The credit facility contains a number of covenants that, among other things, restrict our ability to: 
incur or guarantee additional indebtedness;
transfer or sell assets;
create liens on assets;
engage in transactions with affiliates other than on an “arm’s length” basis;
make any change in the principal nature of our business; and
permit a change of control.

The credit facility also contains customary events of default, including nonpayment of principal or interest, violations of covenants, cross default and cross acceleration to certain other indebtedness, bankruptcy and material judgments and liabilities.
 
Rig Loan Agreement
 
On September 19, 2011, Raven Drilling entered into a rig loan agreement with RBS Asset Finance, Inc. to finance the costs of purchasing and refurbishing an Oilwell 2000 HP diesel electric drilling rig (the “Collateral”). The rig loan agreement provided for interim borrowings payable to Raven Drilling until the final amount of the loan was determined. 
 
On February 14, 2012, Raven Drilling finalized the note with respect to the rig loan agreement.  The principal amount of the note is $7.0 million and bears interest at 4.26%.  Interest only was due for the first 18-months of the note and thereafter, the note will amortize in full over the remaining life of the note.  Interest and principal, when required, is payable monthly.  Subject to earlier prepayment provisions and events of default, the stated maturity date of the note is February 14, 2017. As of December 31, 2012 and 2013, $7.0 million and $6.4 million, respectively, were outstanding under the rig loan agreement.

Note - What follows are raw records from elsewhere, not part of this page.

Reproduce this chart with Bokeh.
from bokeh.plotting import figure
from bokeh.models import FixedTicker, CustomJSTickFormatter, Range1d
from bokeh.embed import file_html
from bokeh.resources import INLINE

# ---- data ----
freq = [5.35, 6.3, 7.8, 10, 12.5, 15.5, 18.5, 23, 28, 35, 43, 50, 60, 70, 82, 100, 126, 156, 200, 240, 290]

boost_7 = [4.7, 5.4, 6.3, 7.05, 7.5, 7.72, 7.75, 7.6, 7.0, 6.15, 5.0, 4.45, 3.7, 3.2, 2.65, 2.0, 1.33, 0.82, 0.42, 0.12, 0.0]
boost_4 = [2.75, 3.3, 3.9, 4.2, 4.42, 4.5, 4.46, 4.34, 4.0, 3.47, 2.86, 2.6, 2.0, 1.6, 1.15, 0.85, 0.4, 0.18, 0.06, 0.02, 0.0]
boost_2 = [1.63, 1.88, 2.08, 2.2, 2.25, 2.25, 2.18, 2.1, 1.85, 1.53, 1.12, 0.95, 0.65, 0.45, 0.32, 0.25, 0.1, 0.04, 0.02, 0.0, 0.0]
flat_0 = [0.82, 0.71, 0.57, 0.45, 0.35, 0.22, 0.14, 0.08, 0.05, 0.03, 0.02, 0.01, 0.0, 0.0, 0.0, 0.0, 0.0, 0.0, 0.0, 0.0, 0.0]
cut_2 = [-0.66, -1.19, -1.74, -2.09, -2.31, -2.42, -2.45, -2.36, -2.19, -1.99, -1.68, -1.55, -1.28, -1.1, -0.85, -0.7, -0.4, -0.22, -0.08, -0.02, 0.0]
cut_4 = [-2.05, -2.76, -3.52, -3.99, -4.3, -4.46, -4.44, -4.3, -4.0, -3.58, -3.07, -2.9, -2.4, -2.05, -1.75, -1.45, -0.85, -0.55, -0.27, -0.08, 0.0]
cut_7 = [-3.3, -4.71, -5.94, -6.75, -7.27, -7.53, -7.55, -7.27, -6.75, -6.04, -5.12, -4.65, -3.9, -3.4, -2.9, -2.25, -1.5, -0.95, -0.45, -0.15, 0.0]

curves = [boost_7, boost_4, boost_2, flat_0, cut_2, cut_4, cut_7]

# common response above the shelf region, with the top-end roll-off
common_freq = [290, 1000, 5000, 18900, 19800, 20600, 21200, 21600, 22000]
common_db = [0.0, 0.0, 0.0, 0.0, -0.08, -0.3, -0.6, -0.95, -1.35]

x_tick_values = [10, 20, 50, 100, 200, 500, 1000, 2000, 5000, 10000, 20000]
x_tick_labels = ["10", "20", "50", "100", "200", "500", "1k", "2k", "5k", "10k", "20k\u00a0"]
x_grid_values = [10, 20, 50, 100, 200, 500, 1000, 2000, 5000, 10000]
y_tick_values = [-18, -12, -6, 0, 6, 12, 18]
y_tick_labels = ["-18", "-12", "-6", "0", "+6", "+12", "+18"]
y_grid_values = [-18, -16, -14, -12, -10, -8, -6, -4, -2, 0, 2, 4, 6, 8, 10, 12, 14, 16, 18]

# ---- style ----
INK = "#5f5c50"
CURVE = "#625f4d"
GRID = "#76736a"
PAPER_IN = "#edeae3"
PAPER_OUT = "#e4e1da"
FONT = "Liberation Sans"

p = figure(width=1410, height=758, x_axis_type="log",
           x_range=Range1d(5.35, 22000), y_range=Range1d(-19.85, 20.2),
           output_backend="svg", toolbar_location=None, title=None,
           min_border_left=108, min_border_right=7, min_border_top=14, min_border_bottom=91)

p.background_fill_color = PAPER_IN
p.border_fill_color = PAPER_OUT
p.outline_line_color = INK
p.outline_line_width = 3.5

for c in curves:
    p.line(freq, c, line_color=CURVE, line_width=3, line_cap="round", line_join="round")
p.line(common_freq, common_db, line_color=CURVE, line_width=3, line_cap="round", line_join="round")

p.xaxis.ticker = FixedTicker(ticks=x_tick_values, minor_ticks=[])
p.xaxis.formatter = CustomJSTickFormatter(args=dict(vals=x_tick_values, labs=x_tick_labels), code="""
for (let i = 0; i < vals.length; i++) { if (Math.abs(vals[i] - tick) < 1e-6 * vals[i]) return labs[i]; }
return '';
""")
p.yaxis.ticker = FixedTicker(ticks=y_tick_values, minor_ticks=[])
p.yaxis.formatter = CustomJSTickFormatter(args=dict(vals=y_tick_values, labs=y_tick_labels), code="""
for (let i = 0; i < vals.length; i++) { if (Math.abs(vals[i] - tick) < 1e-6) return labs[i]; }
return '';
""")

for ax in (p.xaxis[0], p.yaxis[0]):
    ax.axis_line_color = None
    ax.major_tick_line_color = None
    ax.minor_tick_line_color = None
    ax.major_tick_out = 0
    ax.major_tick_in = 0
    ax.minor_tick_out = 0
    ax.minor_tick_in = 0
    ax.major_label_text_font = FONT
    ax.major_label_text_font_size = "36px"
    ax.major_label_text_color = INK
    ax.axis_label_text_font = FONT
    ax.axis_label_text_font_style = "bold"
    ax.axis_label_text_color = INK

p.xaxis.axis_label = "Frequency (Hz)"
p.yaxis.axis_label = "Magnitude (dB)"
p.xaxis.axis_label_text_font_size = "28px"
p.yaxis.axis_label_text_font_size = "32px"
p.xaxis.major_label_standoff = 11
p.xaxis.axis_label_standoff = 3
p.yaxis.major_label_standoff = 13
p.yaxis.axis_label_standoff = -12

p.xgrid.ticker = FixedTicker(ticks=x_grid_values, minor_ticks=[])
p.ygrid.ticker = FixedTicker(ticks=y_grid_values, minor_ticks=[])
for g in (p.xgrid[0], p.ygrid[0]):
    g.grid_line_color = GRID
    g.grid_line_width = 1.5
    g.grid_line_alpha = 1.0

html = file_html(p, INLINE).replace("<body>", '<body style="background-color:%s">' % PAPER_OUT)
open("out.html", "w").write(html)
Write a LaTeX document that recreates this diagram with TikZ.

The Company has guaranteed Raven Drilling’s obligations under the rig loan agreement and associated note.  Obligations under the rig loan agreement are secured by a first priority perfected security interest, subject to certain permitted encumbrances, in the Collateral.

Real Estate Lien Note
 
On May 9, 2008, the Company entered into an advancing line of credit in the amount of $5.4 million for the purchase and finish out of a building to serve as its corporate headquarters.  The note was modified on April 4, 2013, reducing the interest to a fixed rate of 4.0%, effective March 13, 2013 and was payable in monthly installments of principal and interest of $33,763 based on a twenty year amortization. This note was modified on July 20, 2013 to extend the maturity date to July 20, 2023. The note will bear interest for five years at a fixed rate of 4.25% and is payable in monthly installments of $34,354. Beginning August 20, 2018, the interest rate will adjust to the current bank prime rate plus 1.00% with a maximum rate of 7.25%. The note is secured by a first lien deed of trust on the property and improvements. As of December 31, 2012 and 2013, $4.8 million and $4.6 million, respectively, were outstanding on the note.